Diff-convex combinations of Euclidean distances : a search for optima

Abstract

This work presents a study of optimisation problems involving differences of convex (diff-convex) functions of Euclidean distances. Results are provided in four themes: general theory of diff-convex functions, extensions of the Weiszfeld method, interior point methods, and applications to location problems. Within the theme of general theory, new results on optimality conditions and sensitivity to perturbations of diff-convex functions are provided. Additionally, a characterisation of level-boundedness is provided, and the internal structure is studied for a class of diff-convex functions involving symmetric cones.
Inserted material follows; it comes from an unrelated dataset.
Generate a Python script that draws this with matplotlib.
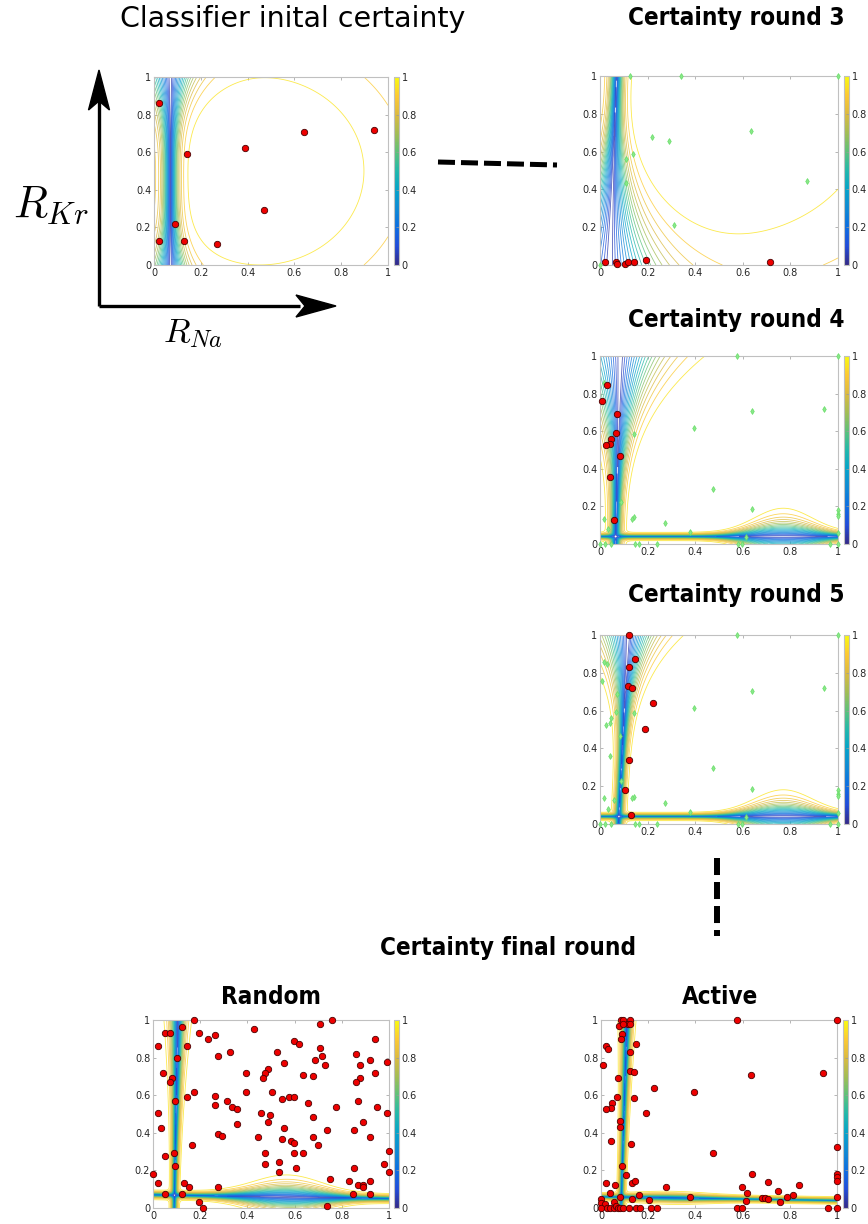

Based on this study, the Jordan-algebraic approach to interior point methods for linear programs on symmetric cones is extended. Local convergence of the method is proved, and a globalisation strategy is studied, based on the concept of the filter method. The Weiszfeld method is extended to “perturbed spatial medians with incomplete data”, where the convex spatial median objective function with scaled Euclidean distances can be perturbed by a concave function. The convergence of the method is studied, along with application to location problems. The location problems of interest include in particular clustering and the Euclidean travelling salesperson problem (TSP). The classical multisource Weber problem is studied, and a new clustering objective is presented, based on a multiobjective interpretation of the problem. It is then shown that the Euclidean TSP can be presented as either of the above clustering objectives perturbed with a path length penalty. The focus of the work is theoretical.